I've had much on my plate these days: increasing demands on my time with work over the last several months (50-60 hour weeks have become the norm temporarily), some mind-bending life transitions, relational ups & downs, and facing a milestone birthday. On top of all this, I've been thriving creatively and have been struggling to give adequate time to pursue those things that inspire and quicken my heart.
All these things are causing me to pause and take stock: to assess where my life is at in relation to where I want it to be and to examine how my day to day activities and behaviors reflect what I truly value (the planner can be quite telling!). I can hardly be objective where I am concerned, but if I were an onlooker into my own life, I'd probably tell myself this:
- Work less hours and don't be afraid to take time for yourself.
- Say "no" when you don't want to commit to something and don't feel guilty or apologetic for it.
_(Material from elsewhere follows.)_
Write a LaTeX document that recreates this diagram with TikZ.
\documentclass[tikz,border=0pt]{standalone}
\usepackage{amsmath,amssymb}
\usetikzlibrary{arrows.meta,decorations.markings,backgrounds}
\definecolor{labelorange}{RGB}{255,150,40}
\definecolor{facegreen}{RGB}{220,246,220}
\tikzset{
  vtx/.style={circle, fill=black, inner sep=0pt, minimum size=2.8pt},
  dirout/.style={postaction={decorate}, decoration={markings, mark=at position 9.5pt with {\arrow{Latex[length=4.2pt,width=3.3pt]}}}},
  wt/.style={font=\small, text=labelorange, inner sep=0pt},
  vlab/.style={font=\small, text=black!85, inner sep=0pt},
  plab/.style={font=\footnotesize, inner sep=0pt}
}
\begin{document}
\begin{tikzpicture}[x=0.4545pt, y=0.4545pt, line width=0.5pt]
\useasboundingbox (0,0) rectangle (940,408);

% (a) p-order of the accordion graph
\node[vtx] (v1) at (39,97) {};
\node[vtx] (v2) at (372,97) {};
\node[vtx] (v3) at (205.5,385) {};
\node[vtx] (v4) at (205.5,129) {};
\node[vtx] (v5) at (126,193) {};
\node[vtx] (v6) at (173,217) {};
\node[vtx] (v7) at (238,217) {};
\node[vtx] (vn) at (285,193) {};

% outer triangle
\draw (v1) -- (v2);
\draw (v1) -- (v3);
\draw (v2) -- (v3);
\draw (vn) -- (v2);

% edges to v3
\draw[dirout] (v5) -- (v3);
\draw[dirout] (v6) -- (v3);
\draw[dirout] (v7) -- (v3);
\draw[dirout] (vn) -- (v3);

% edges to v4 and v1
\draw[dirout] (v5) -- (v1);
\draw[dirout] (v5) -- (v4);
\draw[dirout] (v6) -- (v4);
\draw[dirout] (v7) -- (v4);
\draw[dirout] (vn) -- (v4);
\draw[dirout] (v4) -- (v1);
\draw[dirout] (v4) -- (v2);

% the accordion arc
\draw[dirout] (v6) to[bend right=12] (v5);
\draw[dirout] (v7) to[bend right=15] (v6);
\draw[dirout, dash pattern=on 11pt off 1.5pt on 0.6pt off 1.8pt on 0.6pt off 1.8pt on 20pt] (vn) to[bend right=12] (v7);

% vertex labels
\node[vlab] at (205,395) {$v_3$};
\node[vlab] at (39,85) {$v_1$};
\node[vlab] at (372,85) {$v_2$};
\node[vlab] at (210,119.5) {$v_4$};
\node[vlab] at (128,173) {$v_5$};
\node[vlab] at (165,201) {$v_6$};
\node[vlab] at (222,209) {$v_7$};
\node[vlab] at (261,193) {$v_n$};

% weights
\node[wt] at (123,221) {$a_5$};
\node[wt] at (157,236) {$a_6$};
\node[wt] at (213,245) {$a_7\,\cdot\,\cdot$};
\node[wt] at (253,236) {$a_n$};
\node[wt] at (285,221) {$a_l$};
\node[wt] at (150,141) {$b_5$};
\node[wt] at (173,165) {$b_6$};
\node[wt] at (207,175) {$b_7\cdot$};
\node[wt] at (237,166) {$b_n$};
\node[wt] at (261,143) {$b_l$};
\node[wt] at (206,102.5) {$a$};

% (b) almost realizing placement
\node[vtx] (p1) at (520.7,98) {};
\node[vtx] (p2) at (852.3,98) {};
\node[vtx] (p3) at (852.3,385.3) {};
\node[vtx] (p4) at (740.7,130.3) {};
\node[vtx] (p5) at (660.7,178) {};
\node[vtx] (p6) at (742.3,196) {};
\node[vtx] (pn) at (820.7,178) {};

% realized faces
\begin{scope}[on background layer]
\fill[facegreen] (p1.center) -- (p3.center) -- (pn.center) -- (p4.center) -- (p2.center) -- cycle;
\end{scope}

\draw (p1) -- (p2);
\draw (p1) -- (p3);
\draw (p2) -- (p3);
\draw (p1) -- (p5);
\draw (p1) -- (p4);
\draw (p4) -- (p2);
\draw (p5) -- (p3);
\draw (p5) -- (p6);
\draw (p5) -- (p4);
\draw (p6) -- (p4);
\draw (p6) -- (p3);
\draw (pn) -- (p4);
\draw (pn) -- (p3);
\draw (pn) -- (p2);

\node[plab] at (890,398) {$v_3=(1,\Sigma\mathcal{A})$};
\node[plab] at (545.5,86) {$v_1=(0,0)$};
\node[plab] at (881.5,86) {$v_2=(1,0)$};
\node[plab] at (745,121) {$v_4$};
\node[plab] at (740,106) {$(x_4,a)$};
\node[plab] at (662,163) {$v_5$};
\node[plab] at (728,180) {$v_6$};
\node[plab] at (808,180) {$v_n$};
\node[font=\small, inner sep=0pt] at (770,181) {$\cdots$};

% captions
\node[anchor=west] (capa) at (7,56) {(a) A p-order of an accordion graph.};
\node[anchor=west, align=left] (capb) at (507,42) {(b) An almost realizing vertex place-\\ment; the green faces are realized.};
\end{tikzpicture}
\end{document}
People might think you are selfish, irresponsible, flaky, or rude. They will always have their own ideas of what you should be doing. But they're not taking care of you: you are, and you are in the best position to know what is good for you and what you need.
- Spend more time with the people you like and don't get miffed when they tell you you're working too much and that they're disappointed they don't get to see you as much as they'd like.
- No one else has all the answers; don't expect that you are an exception to this.
- Be kind and gracious to yourself; you cannot give others what you are not willing to receive for yourself.
- Take care of your heart and don't try to ignore or talk it out if what it needs. A wise man once said it is the wellspring of life, and you would do well to tend to it, feed it, defend it, and fight for it when necessary.
- Not every good thing demands your "yes". Learn to know what you can handle, and expect that in order to safeguard your heart and your wellness, you will sometimes have to say "no" to some good & worthwhile things.
- Be willing to stumble a little (or a lot) and to step into the unknown. No one who realizes their dreams does so without risk.
- Exercise patience with yourself: it does no good to get stuck browbeating yourself for perceived failures and shortfalls. Acknowledge them honestly and accept the lessons they offer as a gift. Let them inspire forward movement.
- Approach God with open hands, always. Allow Him to take away or give as He will, always trusting His goodness in whatever He does. NOTE: this will (no doubt) mean tears and heartache. Take this as gift also, it means you are alive and living fully.
- Enjoy life!! Soak in the beauty around you, laugh, and take the opportunity to indulge in simple pleasures.
A year or two ago, many of these things would have sounded selfish or like sentimental fluff to me. I am someone who loves to give and have been in the habit of extending myself without taking care to ensure that I was staying filled, healthy, and whole. It's a great recipe for burnout! I've heard it so often (and have probably advised others) that you must be responsible for caring for yourself before you can extend it to others. My personal beliefs are finally moving in this direction, letting go of those cement bags of guilt that have been hindering me from fully embodying this value. How I spend my time is now a better reflection of those things in which I place value.
I envision a ripple effect in my relationships. After all, I cannot approach God or any human relationship with integrity if I sabotage my end of the relationship by coming in ignorance of myself or by refusing to let go of self-defeating behaviors. By placing a higher value on self-care, I will be a better friend, daughter, and child of God. More fully invested in myself, I will truly be able to live life to its fullest.